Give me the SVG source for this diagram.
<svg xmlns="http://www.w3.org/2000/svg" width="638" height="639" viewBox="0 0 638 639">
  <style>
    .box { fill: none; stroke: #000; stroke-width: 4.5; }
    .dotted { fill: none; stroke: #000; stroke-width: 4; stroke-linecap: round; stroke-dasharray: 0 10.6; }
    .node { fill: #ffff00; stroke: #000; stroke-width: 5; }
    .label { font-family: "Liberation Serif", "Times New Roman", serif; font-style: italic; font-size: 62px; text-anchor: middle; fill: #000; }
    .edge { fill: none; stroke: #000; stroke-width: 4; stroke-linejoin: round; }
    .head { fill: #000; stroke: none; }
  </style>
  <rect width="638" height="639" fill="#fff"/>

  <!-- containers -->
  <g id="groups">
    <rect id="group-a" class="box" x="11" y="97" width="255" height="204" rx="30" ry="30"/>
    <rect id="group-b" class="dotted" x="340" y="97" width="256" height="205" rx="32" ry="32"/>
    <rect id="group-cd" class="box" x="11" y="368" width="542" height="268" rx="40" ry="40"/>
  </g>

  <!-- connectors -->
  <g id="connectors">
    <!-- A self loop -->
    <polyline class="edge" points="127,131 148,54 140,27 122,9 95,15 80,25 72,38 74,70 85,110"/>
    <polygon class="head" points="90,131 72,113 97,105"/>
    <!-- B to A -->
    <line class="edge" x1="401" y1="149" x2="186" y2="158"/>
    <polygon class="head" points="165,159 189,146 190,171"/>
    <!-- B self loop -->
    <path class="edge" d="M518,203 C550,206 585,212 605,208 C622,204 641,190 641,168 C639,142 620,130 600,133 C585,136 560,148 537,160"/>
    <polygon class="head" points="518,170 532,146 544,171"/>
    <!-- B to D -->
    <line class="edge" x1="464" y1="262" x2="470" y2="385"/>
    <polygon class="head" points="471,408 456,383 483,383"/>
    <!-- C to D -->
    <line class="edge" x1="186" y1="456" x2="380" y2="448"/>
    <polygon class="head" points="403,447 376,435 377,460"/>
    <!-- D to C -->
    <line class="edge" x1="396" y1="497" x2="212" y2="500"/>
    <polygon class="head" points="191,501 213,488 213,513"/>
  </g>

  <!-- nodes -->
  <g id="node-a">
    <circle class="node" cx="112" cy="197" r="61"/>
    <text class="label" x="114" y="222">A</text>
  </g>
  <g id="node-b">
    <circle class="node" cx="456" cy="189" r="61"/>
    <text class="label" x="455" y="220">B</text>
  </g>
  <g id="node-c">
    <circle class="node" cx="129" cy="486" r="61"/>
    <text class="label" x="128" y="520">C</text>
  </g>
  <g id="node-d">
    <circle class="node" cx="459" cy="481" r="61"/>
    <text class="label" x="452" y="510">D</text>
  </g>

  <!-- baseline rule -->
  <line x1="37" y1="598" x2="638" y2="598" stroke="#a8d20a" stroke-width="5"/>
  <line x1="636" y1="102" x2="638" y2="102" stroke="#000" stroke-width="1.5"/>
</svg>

--

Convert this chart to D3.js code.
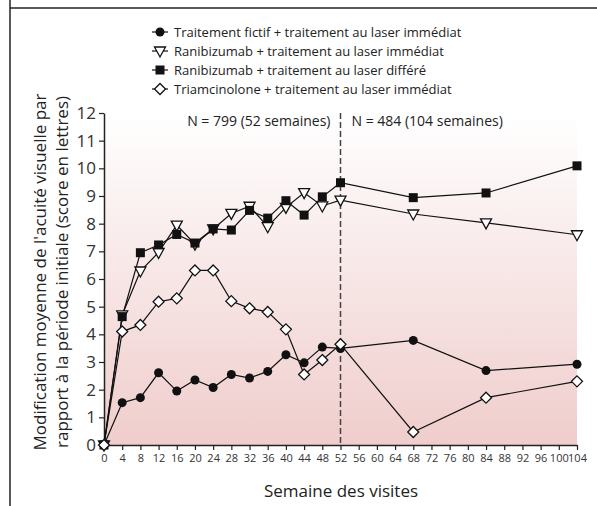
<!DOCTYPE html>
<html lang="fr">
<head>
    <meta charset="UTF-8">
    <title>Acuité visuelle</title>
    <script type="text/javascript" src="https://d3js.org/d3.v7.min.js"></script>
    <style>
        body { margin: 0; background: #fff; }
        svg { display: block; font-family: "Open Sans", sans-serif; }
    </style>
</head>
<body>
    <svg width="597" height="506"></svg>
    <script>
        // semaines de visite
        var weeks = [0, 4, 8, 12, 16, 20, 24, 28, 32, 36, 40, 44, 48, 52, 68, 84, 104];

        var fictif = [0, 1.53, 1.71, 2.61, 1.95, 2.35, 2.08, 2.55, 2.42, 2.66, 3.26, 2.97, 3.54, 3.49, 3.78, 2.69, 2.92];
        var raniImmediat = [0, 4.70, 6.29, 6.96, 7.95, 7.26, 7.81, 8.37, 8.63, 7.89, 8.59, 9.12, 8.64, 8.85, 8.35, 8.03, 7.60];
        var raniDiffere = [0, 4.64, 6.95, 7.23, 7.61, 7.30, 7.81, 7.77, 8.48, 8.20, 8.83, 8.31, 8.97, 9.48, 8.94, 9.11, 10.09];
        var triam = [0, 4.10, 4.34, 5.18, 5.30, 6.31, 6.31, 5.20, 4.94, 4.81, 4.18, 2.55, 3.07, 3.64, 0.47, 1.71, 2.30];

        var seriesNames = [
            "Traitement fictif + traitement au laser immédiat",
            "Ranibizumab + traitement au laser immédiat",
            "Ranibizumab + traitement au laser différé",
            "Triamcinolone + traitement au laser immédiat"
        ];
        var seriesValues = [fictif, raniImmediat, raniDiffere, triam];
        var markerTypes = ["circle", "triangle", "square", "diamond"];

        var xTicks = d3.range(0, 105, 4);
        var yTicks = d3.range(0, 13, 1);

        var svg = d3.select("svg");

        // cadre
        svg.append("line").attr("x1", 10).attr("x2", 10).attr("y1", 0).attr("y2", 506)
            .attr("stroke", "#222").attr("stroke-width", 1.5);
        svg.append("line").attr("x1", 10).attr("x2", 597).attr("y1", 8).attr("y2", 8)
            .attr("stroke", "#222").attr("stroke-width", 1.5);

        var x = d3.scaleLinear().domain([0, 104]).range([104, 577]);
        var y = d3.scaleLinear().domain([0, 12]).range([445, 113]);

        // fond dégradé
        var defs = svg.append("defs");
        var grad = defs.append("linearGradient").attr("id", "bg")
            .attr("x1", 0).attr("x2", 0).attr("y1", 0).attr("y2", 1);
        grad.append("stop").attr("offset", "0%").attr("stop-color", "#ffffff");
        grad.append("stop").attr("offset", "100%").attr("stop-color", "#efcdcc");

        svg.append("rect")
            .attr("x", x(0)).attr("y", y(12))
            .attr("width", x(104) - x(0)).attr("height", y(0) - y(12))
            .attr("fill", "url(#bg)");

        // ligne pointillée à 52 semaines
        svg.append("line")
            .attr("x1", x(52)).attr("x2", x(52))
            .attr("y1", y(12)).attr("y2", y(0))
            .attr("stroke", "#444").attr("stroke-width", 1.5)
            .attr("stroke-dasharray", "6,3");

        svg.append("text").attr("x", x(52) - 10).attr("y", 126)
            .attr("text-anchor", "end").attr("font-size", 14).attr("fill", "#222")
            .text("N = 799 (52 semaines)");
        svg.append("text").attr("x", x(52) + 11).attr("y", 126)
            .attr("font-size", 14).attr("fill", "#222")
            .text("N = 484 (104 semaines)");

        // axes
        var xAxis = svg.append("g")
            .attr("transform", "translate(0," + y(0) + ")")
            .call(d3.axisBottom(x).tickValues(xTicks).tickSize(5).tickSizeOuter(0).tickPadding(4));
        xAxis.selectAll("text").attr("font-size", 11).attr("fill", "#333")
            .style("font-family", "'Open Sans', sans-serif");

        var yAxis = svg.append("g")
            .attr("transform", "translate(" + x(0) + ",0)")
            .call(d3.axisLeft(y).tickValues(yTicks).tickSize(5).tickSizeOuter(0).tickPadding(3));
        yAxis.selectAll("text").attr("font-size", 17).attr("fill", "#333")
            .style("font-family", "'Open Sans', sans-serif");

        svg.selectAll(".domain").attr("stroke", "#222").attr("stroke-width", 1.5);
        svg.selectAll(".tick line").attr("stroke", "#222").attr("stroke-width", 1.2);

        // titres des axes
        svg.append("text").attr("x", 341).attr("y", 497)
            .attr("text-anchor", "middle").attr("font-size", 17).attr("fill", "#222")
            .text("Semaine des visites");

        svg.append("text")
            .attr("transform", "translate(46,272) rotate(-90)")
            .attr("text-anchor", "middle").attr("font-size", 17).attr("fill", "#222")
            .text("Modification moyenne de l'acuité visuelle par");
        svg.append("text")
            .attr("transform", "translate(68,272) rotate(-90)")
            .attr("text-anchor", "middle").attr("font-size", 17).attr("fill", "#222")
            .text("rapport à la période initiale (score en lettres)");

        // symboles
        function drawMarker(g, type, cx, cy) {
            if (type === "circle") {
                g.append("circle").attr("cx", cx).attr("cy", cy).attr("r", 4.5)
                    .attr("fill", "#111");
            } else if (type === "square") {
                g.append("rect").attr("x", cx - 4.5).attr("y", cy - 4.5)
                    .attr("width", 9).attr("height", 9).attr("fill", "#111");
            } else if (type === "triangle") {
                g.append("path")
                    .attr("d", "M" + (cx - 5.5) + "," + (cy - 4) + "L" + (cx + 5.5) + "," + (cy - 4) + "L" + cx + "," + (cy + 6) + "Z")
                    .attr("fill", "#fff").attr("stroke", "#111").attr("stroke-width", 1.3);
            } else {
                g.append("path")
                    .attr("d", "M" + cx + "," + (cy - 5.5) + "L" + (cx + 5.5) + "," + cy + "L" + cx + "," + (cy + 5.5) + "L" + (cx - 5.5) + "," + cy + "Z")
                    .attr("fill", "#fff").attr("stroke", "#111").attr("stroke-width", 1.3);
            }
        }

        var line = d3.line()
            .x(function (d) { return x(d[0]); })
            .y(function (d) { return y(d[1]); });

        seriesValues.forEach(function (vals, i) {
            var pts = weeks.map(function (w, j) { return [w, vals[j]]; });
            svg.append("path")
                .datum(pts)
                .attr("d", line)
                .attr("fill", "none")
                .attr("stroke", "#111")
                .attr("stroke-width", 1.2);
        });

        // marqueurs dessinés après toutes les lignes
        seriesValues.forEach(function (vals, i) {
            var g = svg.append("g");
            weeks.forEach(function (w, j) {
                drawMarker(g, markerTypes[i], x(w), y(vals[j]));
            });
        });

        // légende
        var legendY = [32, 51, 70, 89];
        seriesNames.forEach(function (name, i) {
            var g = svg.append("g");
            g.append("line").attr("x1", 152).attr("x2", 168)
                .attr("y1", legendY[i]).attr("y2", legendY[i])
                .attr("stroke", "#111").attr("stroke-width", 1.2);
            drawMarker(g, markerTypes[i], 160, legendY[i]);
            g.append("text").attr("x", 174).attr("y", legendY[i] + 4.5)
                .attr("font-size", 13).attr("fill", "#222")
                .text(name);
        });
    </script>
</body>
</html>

* * *

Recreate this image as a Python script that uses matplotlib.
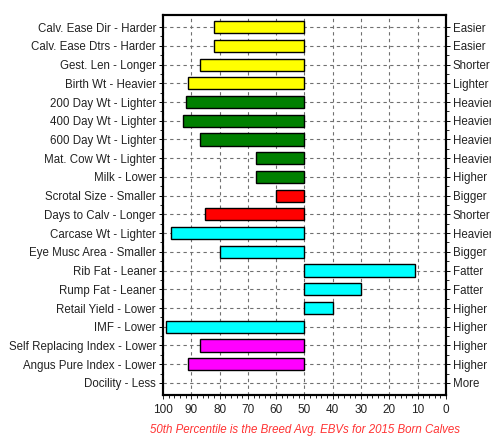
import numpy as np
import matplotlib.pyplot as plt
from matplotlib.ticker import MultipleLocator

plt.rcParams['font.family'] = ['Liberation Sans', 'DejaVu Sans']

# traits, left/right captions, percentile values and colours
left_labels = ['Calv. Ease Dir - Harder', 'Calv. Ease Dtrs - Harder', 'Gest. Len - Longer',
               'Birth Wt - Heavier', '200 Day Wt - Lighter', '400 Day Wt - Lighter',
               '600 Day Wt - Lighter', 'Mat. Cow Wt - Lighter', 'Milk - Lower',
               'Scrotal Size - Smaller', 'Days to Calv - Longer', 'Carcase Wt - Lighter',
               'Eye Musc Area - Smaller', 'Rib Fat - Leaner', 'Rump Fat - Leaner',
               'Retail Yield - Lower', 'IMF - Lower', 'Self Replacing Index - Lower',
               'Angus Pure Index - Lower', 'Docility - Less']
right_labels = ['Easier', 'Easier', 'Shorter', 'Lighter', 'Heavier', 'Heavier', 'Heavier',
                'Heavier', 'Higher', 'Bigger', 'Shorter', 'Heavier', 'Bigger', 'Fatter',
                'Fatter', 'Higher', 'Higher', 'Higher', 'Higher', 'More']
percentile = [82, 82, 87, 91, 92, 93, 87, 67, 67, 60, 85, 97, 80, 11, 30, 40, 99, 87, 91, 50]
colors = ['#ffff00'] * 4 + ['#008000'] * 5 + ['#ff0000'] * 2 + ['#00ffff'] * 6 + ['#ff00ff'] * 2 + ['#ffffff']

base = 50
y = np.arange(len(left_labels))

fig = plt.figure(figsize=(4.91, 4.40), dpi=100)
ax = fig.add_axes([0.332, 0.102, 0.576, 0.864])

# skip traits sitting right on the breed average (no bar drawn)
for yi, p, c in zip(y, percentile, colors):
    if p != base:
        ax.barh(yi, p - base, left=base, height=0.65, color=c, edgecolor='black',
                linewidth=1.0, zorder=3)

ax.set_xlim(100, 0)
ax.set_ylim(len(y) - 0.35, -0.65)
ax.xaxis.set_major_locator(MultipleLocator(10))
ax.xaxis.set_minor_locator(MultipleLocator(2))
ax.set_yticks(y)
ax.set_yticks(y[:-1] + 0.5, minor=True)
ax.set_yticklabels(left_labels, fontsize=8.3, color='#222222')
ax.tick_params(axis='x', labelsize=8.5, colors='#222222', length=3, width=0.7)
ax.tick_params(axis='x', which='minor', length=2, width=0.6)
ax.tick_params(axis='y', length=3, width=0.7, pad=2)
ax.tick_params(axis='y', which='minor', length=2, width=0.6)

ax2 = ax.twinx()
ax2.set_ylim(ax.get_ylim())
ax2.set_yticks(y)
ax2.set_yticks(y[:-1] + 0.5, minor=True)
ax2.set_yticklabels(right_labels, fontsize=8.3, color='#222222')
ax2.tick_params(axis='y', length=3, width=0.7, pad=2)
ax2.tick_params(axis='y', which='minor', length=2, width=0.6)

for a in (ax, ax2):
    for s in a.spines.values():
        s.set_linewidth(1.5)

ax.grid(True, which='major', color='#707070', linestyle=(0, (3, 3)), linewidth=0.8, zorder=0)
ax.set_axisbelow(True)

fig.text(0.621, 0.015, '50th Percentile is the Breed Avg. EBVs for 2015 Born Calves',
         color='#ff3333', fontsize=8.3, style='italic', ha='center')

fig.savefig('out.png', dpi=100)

[Directions for this task] Skip all pictures and retype only the stretch from the line that holds "Recreate this image" through the line that holds "plt.rcParams['font.family'] = ['Liberation", exactly as written.

[Worked answer]
Recreate this image as a Python script that uses matplotlib.
import numpy as np
import matplotlib.pyplot as plt
from matplotlib.ticker import MultipleLocator

plt.rcParams['font.family'] = ['Liberation Sans', 'DejaVu Sans']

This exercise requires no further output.